Search code examples
iosdecodeh.264rtsplive555

How to decode a live555 rtsp stream (h.264) MediaSink data using iOS8's VideoToolbox?


Ok, I know that this question is almost the same as get-rtsp-stream-from-live555-and-decode-with-avfoundation, but now VideoToolbox for iOS8 became public for use and although I know that it can be done using this framework, I have no idea of how to do this.

My goals are:

  • Connect with a WiFiCamera using rtsp protocol and receive stream data (Done with live555)
  • Decode the data and convert to UIImages to display on the screen (motionJPEG like)
  • And save the streamed data on a .mov file

I reached all this goals using ffmpeg, but unfortunately I can't use it due to my company's policy.

I know that I can display on the screen using openGL too, but this time I have to convert to UIImages. I also tried to use the libraries below:

  • ffmpeg: can't use this time due to company's policy. (don't ask me why)

  • libVLC: display lags about 2secs and I don't have access to stream data to save into a .mov file...

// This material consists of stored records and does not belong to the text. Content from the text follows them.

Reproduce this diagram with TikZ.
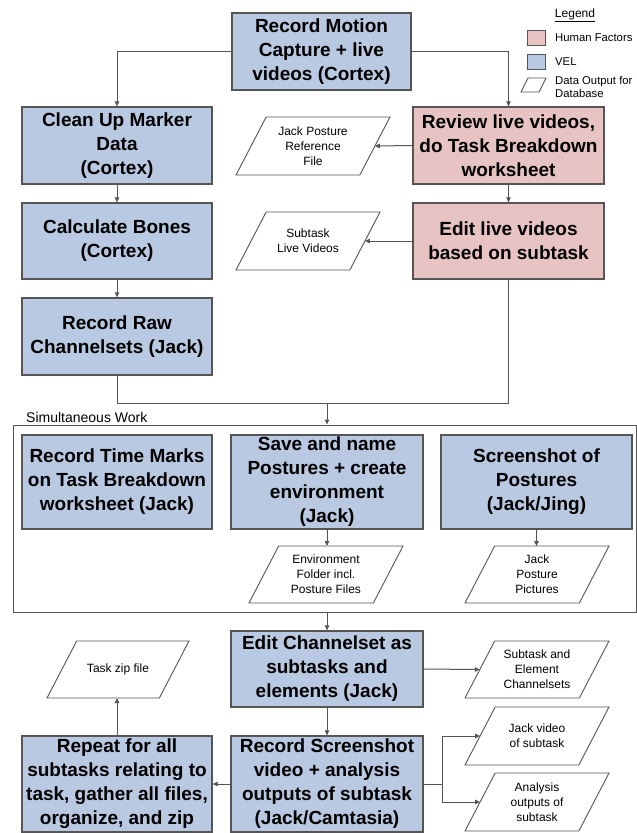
\documentclass[tikz,border=0pt]{standalone}
\usepackage{fontspec}
\setmainfont{Liberation Sans}
\usetikzlibrary{arrows.meta,calc}
\definecolor{velblue}{RGB}{185,201,225}
\definecolor{hfpink}{RGB}{231,196,195}
\definecolor{edgegray}{RGB}{85,85,85}

% process box: name, x1, y1, x2, y2, fill, text
\newcommand\procbox[7]{%
  \node[procstyle, fill=#6, minimum width={#4-#2}, minimum height={#5-#3}]
    (#1) at ({(#2+#4)/2},{(#3+#5)/2}) {#7};}
% data output parallelogram: name, xl, xr, yt, yb, text
\newcommand\dataout[6]{%
  \pgfmathsetmacro\dslant{0.52*(#5-#4)}%
  \draw[outl] (#2,#5) -- ({#3-\dslant},#5) -- (#3,#4) -- ({#2+\dslant},#4) -- cycle;
  \node[datatext] (#1) at ({(#2+#3)/2},{(#4+#5)/2}) {#6};
  \coordinate (#1-e) at ({#3-\dslant/2},{(#4+#5)/2});
  \coordinate (#1-w) at ({#2+\dslant/2},{(#4+#5)/2});
  \coordinate (#1-n) at ({(#2+#3)/2+\dslant/2},#4);
  \coordinate (#1-s) at ({(#2+#3)/2-\dslant/2},#5);}

\begin{document}
\begin{tikzpicture}[x=1pt,y=-1pt,
  procstyle/.style={draw=edgegray, line width=1.3pt, align=center, inner sep=0pt,
    font=\fontsize{19}{24}\selectfont\bfseries},
  outl/.style={draw=edgegray, line width=0.9pt, fill=white},
  datatext/.style={align=center, inner sep=0pt, font=\fontsize{12}{15}\selectfont},
  legtext/.style={anchor=west, align=left, inner sep=0pt, font=\fontsize{11.3}{12.5}\selectfont},
  conn/.style={draw=edgegray, line width=1pt, -{Triangle[length=5pt,width=4.5pt]}},
  plainline/.style={draw=edgegray, line width=1pt}]

\useasboundingbox[fill=white] (0,0) rectangle (637,833);

% container
\node[draw=edgegray, line width=1pt, minimum width=623, minimum height=187, inner sep=0pt]
  (cont) at (324.5,518.5) {};
\node[anchor=west, inner sep=0pt, font=\fontsize{14}{16}\selectfont] (simlabel) at (26,417) {Simultaneous Work};

% process boxes
\procbox{top}{232}{13}{411}{90}{velblue}{Record Motion\\Capture + live\\videos (Cortex)}
\procbox{clean}{22}{107}{212}{184}{velblue}{Clean Up Marker\\Data\\(Cortex)}
\procbox{review}{413}{107}{604}{184}{hfpink}{Review live videos,\\do Task Breakdown\\worksheet}
\procbox{calc}{22}{203}{212}{279}{velblue}{Calculate Bones\\(Cortex)}
\procbox{raw}{22}{298}{212}{375}{velblue}{Record Raw\\Channelsets (Jack)}
\procbox{editlive}{413}{203}{604}{279}{hfpink}{Edit live videos\\based on subtask}
\procbox{marks}{22}{435}{212}{529}{velblue}{Record Time Marks\\on Task Breakdown\\worksheet (Jack)}
\procbox{save}{231}{435}{423}{529}{velblue}{Save and name\\Postures + create\\environment\\(Jack)}
\procbox{shot}{441}{435}{632}{529}{velblue}{Screenshot of\\Postures\\(Jack/Jing)}
\procbox{ecs}{231}{631}{423}{707}{velblue}{Edit Channelset as\\subtasks and\\elements (Jack)}
\procbox{rs}{231}{736}{423}{832}{velblue}{Record Screenshot\\video + analysis\\outputs of subtask\\(Jack/Camtasia)}
\procbox{rep}{22}{736}{212}{832}{velblue}{Repeat for all\\subtasks relating to\\task, gather all files,\\organize, and zip}

% data outputs
\dataout{jpr}{236}{390}{117}{175}{Jack Posture\\Reference\\File}
\dataout{slv}{236}{380}{212}{270}{Subtask\\Live Videos}
\dataout{env}{249}{403}{546}{603}{Environment\\Folder incl.\\Posture Files}
\dataout{jpp}{465}{609}{546}{603}{Jack\\Posture\\Pictures}
\dataout{zip}{47}{189}{641}{698}{Task zip file}
\dataout{sec}{465}{609}{641}{698}{Subtask and\\Element\\Channelsets}
\dataout{jv}{465}{609}{707}{765}{Jack video\\of subtask}
\dataout{ao}{465}{609}{773}{831}{Analysis\\outputs of\\subtask}

% legend
\node[inner sep=0pt, font=\fontsize{12}{12.5}\selectfont] (legtitle) at (575,15) {\underline{Legend}};
\node[draw=edgegray, line width=0.9pt, fill=hfpink, minimum width=18, minimum height=15, inner sep=0pt] (lhf) at (536,37.5) {};
\node[legtext] (lhftext) at (555,37.5) {Human Factors};
\node[draw=edgegray, line width=0.9pt, fill=velblue, minimum width=18, minimum height=15, inner sep=0pt] (lvel) at (536,61.5) {};
\node[legtext] (lveltext) at (555,61.5) {VEL};
\draw[outl] (521,92) -- (539,92) -- (546,78) -- (528,78) -- cycle;
\node[legtext] (ldotext) at (555,87) {Data Output for\\Database};

% connectors
\draw[conn] (top.west) -| (clean.north);
\draw[conn] (top.east) -| (review.north);
\draw[conn] (clean) -- (calc);
\draw[conn] (calc) -- (raw);
\draw[conn] (review) -- (editlive);
\draw[conn] (review.west) -- (jpr-e);
\draw[conn] (editlive.west) -- (slv-e);
\coordinate (merge) at (327,403);
\draw[plainline] (raw.south) |- (merge);
\draw[plainline] (editlive.south) |- (merge);
\draw[conn] (merge) -- (merge |- cont.north);
\draw[conn] (save.south) -- (save.south |- env-n);
\draw[conn] (shot.south) -- (shot.south |- jpp-n);
\draw[conn] (cont.south -| ecs.north) -- (ecs.north);
\draw[conn] (ecs) -- (rs);
\draw[conn] (ecs.east) -- (sec-w);
\draw[conn] (rs.west) -- (rep.east);
\draw[conn] (rep.north) -- (rep.north |- zip-s);
\coordinate (split) at (442,784);
\draw[plainline] (rs.east) -- (split);
\draw[conn] (split) |- (jv-w);
\draw[conn] (split) |- (ao-w);
\end{tikzpicture}
\end{document}
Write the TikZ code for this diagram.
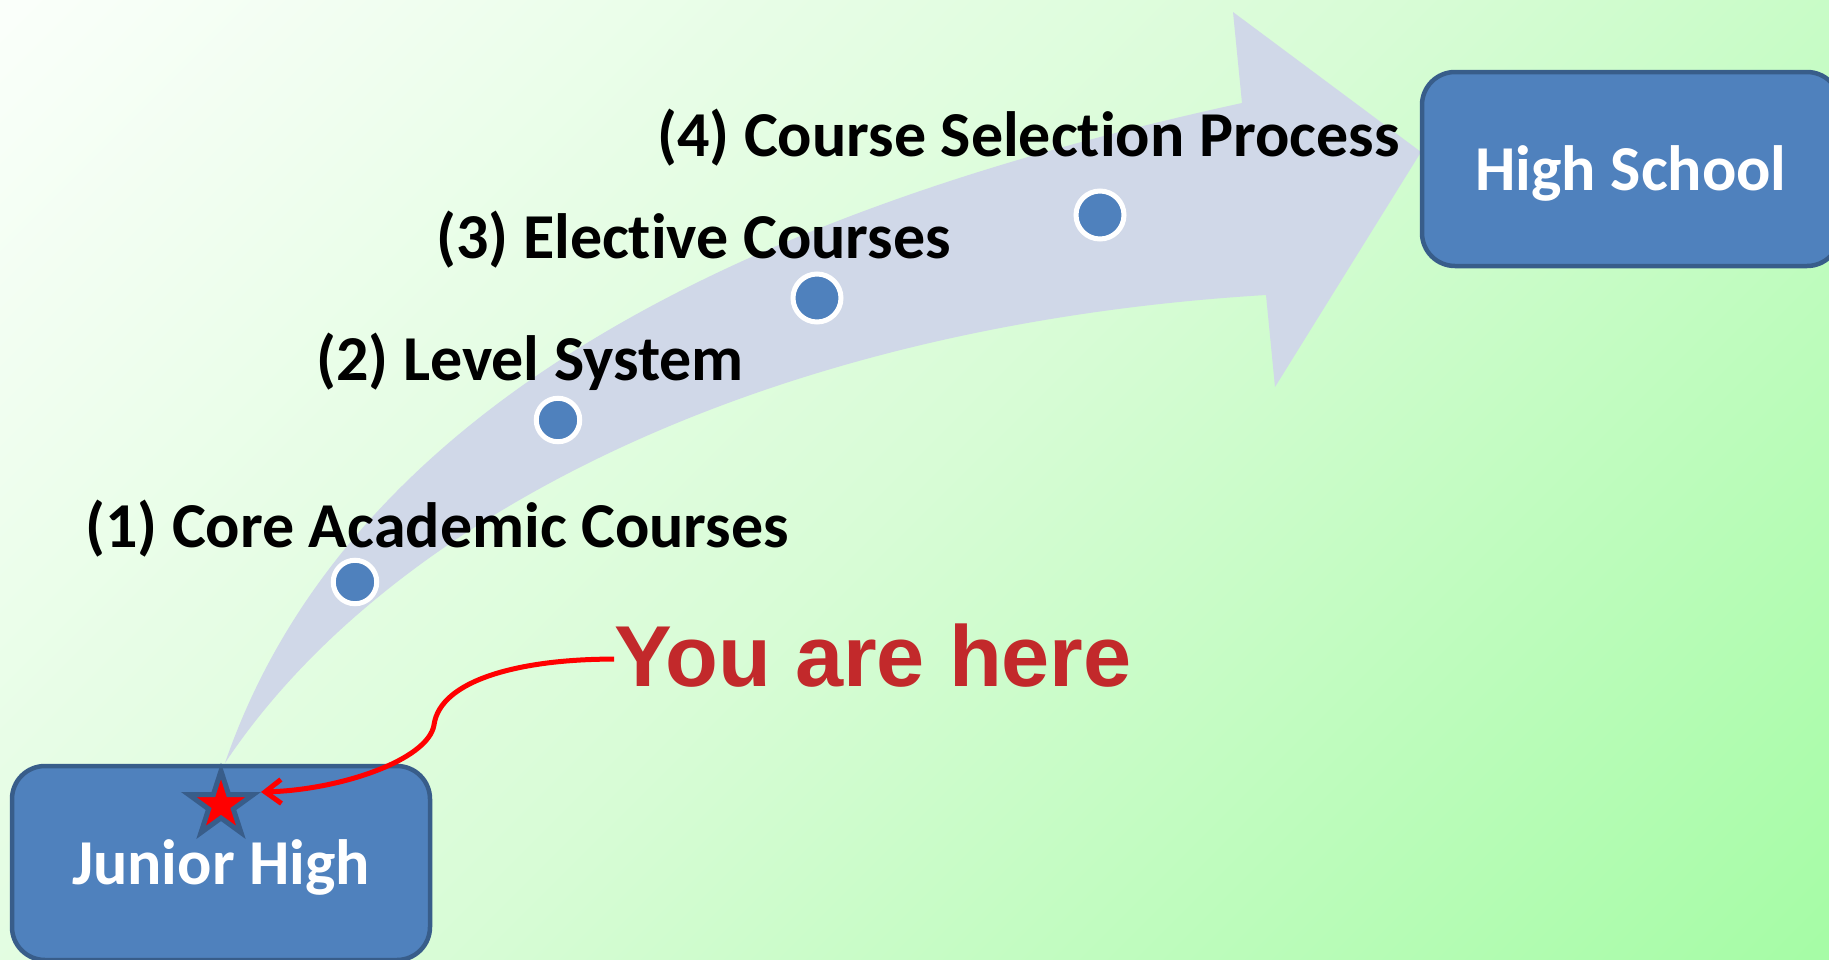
\documentclass[tikz,border=0pt]{standalone}
\usepackage{fontspec}
\setmainfont{Carlito}[Ligatures=NoCommon]
\newfontfamily\arialfont{Liberation Sans}
\usetikzlibrary{shapes.geometric,arrows.meta}
\definecolor{boxfill}{HTML}{4F81BD}
\definecolor{boxdraw}{HTML}{385D8A}
\definecolor{arrowfill}{HTML}{D0D8E8}
\definecolor{youred}{HTML}{C2292B}
\definecolor{bgA}{HTML}{FAFFFA}
\definecolor{bgB}{HTML}{D8FCD6}
\definecolor{bgC}{HTML}{A6FCA6}
\pgfdeclarehorizontalshading{bgshade}{100bp}{color(0bp)=(bgA); color(15bp)=(bgA); color(50bp)=(bgB); color(85bp)=(bgC); color(100bp)=(bgC)}
\tikzset{
  lbl/.style={anchor=base west, inner sep=0, font=\fontsize{64}{64}\selectfont\bfseries, text=black},
  box/.style={draw=boxdraw, fill=boxfill, line width=4.5, rounded corners=33, minimum width=418, minimum height=194, inner sep=0, text=white, font=\fontsize{64}{64}\selectfont\bfseries, text height=42, text depth=0},
  dot/.style={circle, fill=boxfill, draw=white, line width=5, inner sep=0},
  yt/.style={anchor=base west, inner sep=0, font=\arialfont\bfseries\fontsize{86.5}{86.5}\selectfont},
  conn/.style={draw=red, line width=5, -{Straight Barb[length=16pt,width=24pt]}},
  starmark/.style={star, star points=5, star point ratio=2.618, minimum size=68, inner sep=0, fill=red, draw=boxdraw, line width=5, line join=miter}
}
\begin{document}
\begin{tikzpicture}[x=1pt,y=-1pt]
\useasboundingbox (0,0) rectangle (1829,959);
\clip (0,0) rectangle (1829,959);
\shade[shading=bgshade, shading angle=-45] (0,0) rectangle (1829,959);

% big curved arrow
\fill[arrowfill] (225,763) .. controls (360,370) and (820,195) .. (1242,103)
  -- (1233,12) -- (1421,152) -- (1275,387) -- (1266,295)
  .. controls (770,325) and (390,515) .. (225,763) -- cycle;

% dots
\node[dot, minimum size=43.5] (d1) at (355,582) {};
\node[dot, minimum size=43.5] (d2) at (558,420) {};
\node[dot, minimum size=48] (d3) at (817,298) {};
\node[dot, minimum size=48] (d4) at (1100,215) {};

% labels
\node[lbl] (l1) at (85,547) {(1) Core Academic Courses};
\node[lbl] (l2) at (316,380) {(2) Level System};
\node[lbl] (l3) at (436,258) {(3) Elective Courses};
\node[lbl] (l4) at (657,156) {(4) Course Selection Process};

% boxes
\node[box] (jh) at (221,863) {Junior High};
\node[box] (hs) at (1631,169) {High School};

% star
\node[starmark] (star) at (221,805) {};

% you are here
\node[yt, text=youred] (you) at (614,686) {You are here};

% connector
\draw[conn] ([yshift=-4pt]you.west) .. controls (520,659) and (440,680) .. (434,725)
  .. controls (428,760) and (340,790) .. (star.outer point 5);
\end{tikzpicture}
\end{document}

  • gstreamer: same as above

I believe that live555 + VideoToolbox will do the job, just can't figure out how to do this happen ...


Solution

  • I did it. VideoToolbox is still poor documented and we have no much information about video programming (without using ffmpeg) so it cost me more time than I really expected.

    For stream using live555, I got the SPS and PPS info to create the CMVideoFormatDescription like this:

    const uint8_t *props[] = {[spsData bytes], [ppsData bytes]};
    size_t sizes[] = {[spsData length], [ppsData length]};
    
    OSStatus result = CMVideoFormatDescriptionCreateFromH264ParameterSets(NULL, 2, props, sizes, 4, &videoFormat);
    

    Now, the difficult part (because I'm noob on video programming): Replace the NALunit header with a 4 byte length code as described here

    int headerEnd = 23; //where the real data starts
    uint32_t hSize = (uint32_t)([rawData length] - headerEnd - 4);
    uint32_t bigEndianSize = CFSwapInt32HostToBig(hSize);
    NSMutableData *videoData = [NSMutableData dataWithBytes:&bigEndianSize length:sizeof(bigEndianSize)];
    
    [videoData appendData:[rawData subdataWithRange:NSMakeRange(headerEnd + 4, [rawData length] - headerEnd - 4)]];
    

    Now I was able to create a CMBlockBuffer successfully using this raw data and pass the buffer to VTDecompressionSessionDecodeFrame. From here is easy to convert the response CVImageBufferRef to UIImage... I used this stack overflow thread as reference.

    And finally, save the stream data converted on UIImage following the explanation described on How do I export UIImage array as a movie?

    I just posted a little bit of my code because I believe this is the important part, or in other words, it is where I was having problems.